Plus vous avancez dans le jeu, plus vos ennemis seront ardus à berner ou à semer, sans parler de gentils tireurs embusqués dont les balles sauront vous faire sursauter à la première salve.Soyez tranquilles : The Phantom Pain a de la ressource pour vous aider à élaborer vos stratégies. La cultissime boîte en carton est là et son rôle a même été développée d'avantage (elle est décidément increvable celle-là!). Mais vous aurez aussi des leurres en pagaille : des casiers de munitions vides, des poupées gonflables (si,si!) et les petits sifflets pour attraper le premier maraud dans vos filets. Et là je reste dans les classiques. Le reste, vous allez le découvrir par vous même.

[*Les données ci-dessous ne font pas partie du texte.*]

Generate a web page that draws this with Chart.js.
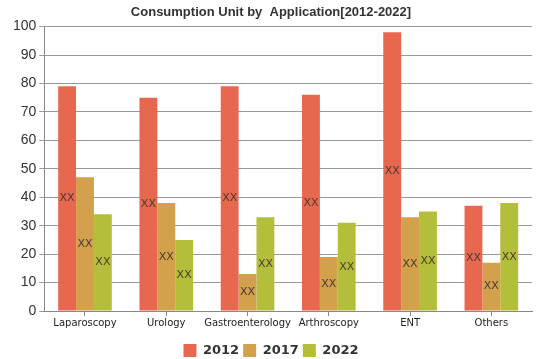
<!DOCTYPE html>
<html><head><meta charset="utf-8">
<script src="https://cdn.jsdelivr.net/npm/chart.js@4"></script>
<style>html,body{margin:0;padding:0;background:#fff}#wrap{width:539px;height:359px}</style>
</head><body><div id="wrap"><canvas id="c"></canvas></div>
<script>
const categories = ["Laparoscopy","Urology","Gastroenterology","Arthroscopy","ENT","Others"];
const series2012 = [79,75,79,76,98,37];
const series2017 = [47,38,13,19,33,17];
const series2022 = [34,25,33,31,35,38];
const yTicks = [0,10,20,30,40,50,60,70,80,90,100];

const labelPlugin = {
  id:'xx',
  afterDatasetsDraw(chart){
    const ctx = chart.ctx;
    ctx.save();
    ctx.font = '11px "DejaVu Sans"';
    ctx.fillStyle = '#4a3a30';
    ctx.textAlign='center';ctx.textBaseline='middle';
    chart.data.datasets.forEach((ds,i)=>{
      chart.getDatasetMeta(i).data.forEach(bar=>{
        ctx.fillText('XX', bar.x, (bar.y+bar.base)/2);
      });
    });
    ctx.restore();
  }
};

new Chart(document.getElementById('c'),{
  type:'bar',
  data:{labels:categories,datasets:[
    {label:'2012',data:series2012,backgroundColor:'#E8674F'},
    {label:'2017',data:series2017,backgroundColor:'#D3A04B'},
    {label:'2022',data:series2022,backgroundColor:'#B3BF3A'}
  ]},
  options:{
    responsive:true,maintainAspectRatio:false,animation:false,
    layout:{padding:{left:10,right:7,top:0,bottom:-8}},
    datasets:{bar:{barPercentage:1,categoryPercentage:0.66}},
    plugins:{
      title:{display:true,text:'Consumption Unit by  Application[2012-2022]',color:'#333',
        font:{family:'"Liberation Sans"',size:13,weight:'bold'},padding:{top:5,bottom:6}},
      legend:{position:'bottom',labels:{boxWidth:13,boxHeight:13,padding:4,color:'#333',
        font:{family:'"DejaVu Sans"',size:13,weight:'bold'}}},
      tooltip:{enabled:false}
    },
    scales:{
      x:{grid:{offset:false,drawOnChartArea:false,drawTicks:true,tickLength:5,color:'#888'},
         border:{color:'#888'},
         afterFit(s){s.height += 10;},
         ticks:{color:'#222',font:{family:'"DejaVu Sans"',size:10},padding:1,maxRotation:0,autoSkip:false}},
      y:{min:0,max:100,afterBuildTicks(s){s.ticks=yTicks.map(v=>({value:v}));},
         grid:{color:'#999',tickLength:5},border:{color:'#888'},
         ticks:{color:'#333',font:{family:'"Liberation Sans"',size:14},padding:3}}
    }
  },
  plugins:[labelPlugin]
});
</script></body></html>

Pour l'histoire principale, comptez entre 40 et 50 heures, ajoutez 50 voire 100 heures de plus pour les objectifs annexes dont certains vous seront précieux si vous souhaitez débusquer des bouts de vérités pour compléter la fresque MGS. Manœuvrer Snake n'a jamais été aussi plaisant, tant le gameplay est riche une fois qu'on le maîtrise.
Une fois l'histoire terminée, vous aurez également la liberté de recommencer certaines missions, certains défis dans l'ordre que vous le désirez. Le jeu se chargera également de vous mettre au défi d'en remplir d'autres dans des conditions extrêmes (sans armes, sans déclencher d'alarmes,...). Le mot juste, c'est jubilation. Pour autant, dans le mystère dont se drape The Phantom Pain, ce sera un vrai ballet d'émotions mélangées. L'histoire est rude, toujours en prise avec l'Histoire et ses recoins parfois aux limites de l'insoutenable (guerre d'Afghanistan, enfants-soldats, expériences génétiques,...). Même les moments de tendresse ou de joie vont être largement mis à mal par la rudesse des épreuves, twists ou évidemment la réalisation de cette dernière étape dans la saga. Kojima termine son œuvre par une révérence à son joueur qui donne un sens encore plus fort à la dernière séquence. Simultanément un accomplissement et un déchirement à voir partir Venom Snake dans l'ombre, face à son destin et à l'Histoire déjà écrite en 1998 (et même avant, si on s'en tient aux premiers Metal Gear sortis sur MSX).
Bon comme défauts, il faut avouer que le conflit Konami/Kojima a laissé des traces sur certains détails (certaines épisodes non terminés) et persiste un léger sentiment de manque par rapport à certains personnages secondaires. Et quelques petits (mais alors riquiquis) couacs concernant des minis intéractions avec le décor parfois étranges.
Mais franchement, cela tient vraiment du pinaillage car tout ce que je cherchais, je l'ai bien trouvé avec The Phantom Pain, et même plus encore.